Thursday, January 7, 2016

Where Our Pleasure Is, There Our Hearts Will Also Be

At the end of 2001, Wendell Berry reflected on the state of America. When he did so, he couldn’t help but notice that our devotion to Vulcan, god of technology, led inescapably to a fatal indifference toward all things past.
    
The paramount doctrine of the economic and technological euphoria of recent decades has been that everything depends on innovation. It was understood as desirable, and even necessary, that we should go on and on from one technological innovation to the next, which would cause the economy to “grow” [2] and make everything better and better. This of course implied at every point a hatred of the past, of all things inherited and free. All things superseded in our progress of innovations, whatever their value might have been, were discounted as of no value at all (In the Presence of Fear, The Orion Society, 2001, pp. 2-3).

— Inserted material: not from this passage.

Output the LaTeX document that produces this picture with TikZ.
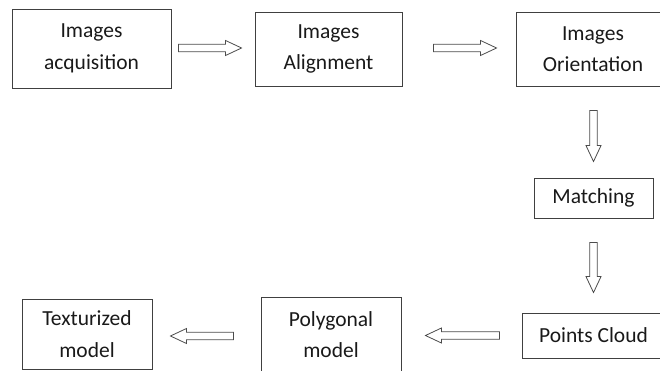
\documentclass[tikz,border=0pt]{standalone}
\usepackage{fontspec}
\setmainfont{Carlito}
\usetikzlibrary{calc}
\newcommand\bodyfont{\fontsize{21.5}{31.5}\selectfont}
\tikzset{
  box/.style={draw=black!75, line width=0.9pt, inner sep=0pt, align=center, font=\bodyfont, text=black!90},
  blockarrow/.style={draw=black!70, line width=0.8pt, fill=white, line join=miter}
}
% block arrow from #1 (tail) to #2 (tip)
\newcommand\blockarr[2]{%
  \draw[blockarrow] let \p1=#1, \p2=#2,
    \n1={veclen(\x2-\x1,\y2-\y1)}, \n2={(\x2-\x1)/\n1}, \n3={(\y2-\y1)/\n1} in
    ({\x1-3.75*\n3},{\y1+3.75*\n2})
    -- ({\x2-16*\n2-3.75*\n3},{\y2-16*\n3+3.75*\n2})
    -- ({\x2-16*\n2-7.5*\n3},{\y2-16*\n3+7.5*\n2})
    -- (\p2)
    -- ({\x2-16*\n2+7.5*\n3},{\y2-16*\n3-7.5*\n2})
    -- ({\x2-16*\n2+3.75*\n3},{\y2-16*\n3-3.75*\n2})
    -- ({\x1+3.75*\n3},{\y1-3.75*\n2}) -- cycle;}
\begin{document}
\begin{tikzpicture}[x=1pt,y=-1pt]
\useasboundingbox (0,0) rectangle (660,371);
\clip (0,0) rectangle (660,371);
\node[box, minimum width=159, minimum height=79] (acq) at (91.5,48.5) {Images\\acquisition};
\node[box, minimum width=147, minimum height=74] (ali) at (328.5,49) {Images\\Alignment};
\node[box, minimum width=154, minimum height=74] (ori) at (593,49) {Images\\Orientation};
\node[box, minimum width=119, minimum height=40] (mat) at (593.5,198) {Matching};
\node[box, minimum width=143, minimum height=45] (pts) at (593.5,335.5) {Points Cloud};
\node[box, minimum width=140, minimum height=75] (pol) at (331,334.5) {Polygonal\\model};
\node[box, minimum width=130, minimum height=70] (tex) at (87,334) {Texturized\\model};
\blockarr{($(acq.east)+(7,-0.5)$)}{($(acq.east -| ali.west)+(-13,-0.5)$)}
\blockarr{($(ali.east)+(31,-1)$)}{($(ali.east -| ori.west)+(-19,-1)$)}
\blockarr{($(ori.south -| mat.north)+(0,24)$)}{($(mat.north)+(0,-16)$)}
\blockarr{($(mat.south)+(0,24)$)}{($(mat.south |- pts.north)+(0,-20)$)}
\blockarr{($(pts.west)+(-22,0)$)}{($(pts.west -| pol.east)+(24,0)$)}
\blockarr{($(pol.west)+(-27,1.5)$)}{($(pol.west -| tex.east)+(18,1.5)$)}
\end{tikzpicture}
\end{document}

Wendell rightly links euphoria with technology. All religions promise that proper devotion to their god(s) will guarantee happiness and protect one from misery. Euphoria is intense happiness. Certainly Vulcan, one of the six false, destructive, yet conventional gods of Olympianity, delivers on his promise. All of us, almost all of the time, even Christians, feel euphoric when using technology. We all experience a thrill, however brief, each time we turn on a light, start a car, remotely control our television, play a video game on our computer, or use our latest smartphone in any way at all.
    
Of course, we should be clear that it is our Olympian personality, not our Christian one, that is experiencing this euphoria. That’s because this feeling of happiness, and its intensity, depend like all other feelings on our worldview. It is our Olympian worldview, in all its societal, cultural, and personal glory, that attributes such meaning to technological innovation. We thrill to technological innovations because we are enthralled by Vulcan. Break his spell over us and our emerging Christian personality could only wonder at what we were thinking to find such pleasure in so little truth, freedom, or love.
    
Back to thralldom. Yes, since our Olympian personalities look to Vulcan to define for us what is good, we regard technological innovation as self-evidently so. Obviously, as it advances, it makes everything better and better.
    
As Wendell correctly points out, regarding technological progress as so highly important and so unquestionably good has consequences. One frightful consequence: it leads us to a hatred of the past, of all things inherited and free, and to consider anything older than ten minutes as of no value at all. In addition to a hatred of the past, being enthralled by Vulcan also leads to a contempt for it. All this hatred and contempt also have consequences and destructive ones at that.
    
Enthralled by Vulcan, hateful and contemptuous about all that came before today’s latest technological innovation, we blind ourselves to the systematic destructiveness of today’s all-encompassing Global Technological System (GTS). We fail to see that it is history’s largest and most lethal parasite and that it is killing God’s good creation and all possibilities for healthy Christian personalities, cultures, and societies.
    
It is important, however, that we acknowledge that the GTS has no viable future. We need to repent of it now. We need to confess that, as a civilization, we erred when we gave ourselves over to Vulcan and started to fulfill his dream of building a GTS. We did this beginning around 1750 with what is called the Industrial Revolution. Before that, the best minds in Christendom made the mistake of abandoning Jesus and devoting themselves to the Olympian gods after 1648.
    
We need to start imagining and implementing a new Christian alternative society. It took us over 250 years to get to where we are today. It will take us some time, though hopefully not as long, to get to where we need to be.
    
Strangely enough, one of the things of the past, inherited and free, for which we indulge such indifference is the Bible. Even Christians! The average American spends 35 hours each week watching TV but hardly anyone, Christians included, reads the Bible anymore. Somehow, we’re too busy. Jesus once told us, “Where your treasure is, there your heart will also be” (Matthew 6:21, New International Version). We may just as truly say of ourselves today, where our pleasure is, there our heart will also be. Even we Christians find great euphoria in using technology. When was the last time we found such intense pleasure in studying the Bible? Attending Sunday worship?
    
One ironclad rule for happy interpersonal relationships is this: one must go along to get along. What happens to our witness to Jesus, however, when we must go along with the Olympian worldview broadcasted through all the mass media of communication, especially TV, to get along with the other members of our church? Nothing good.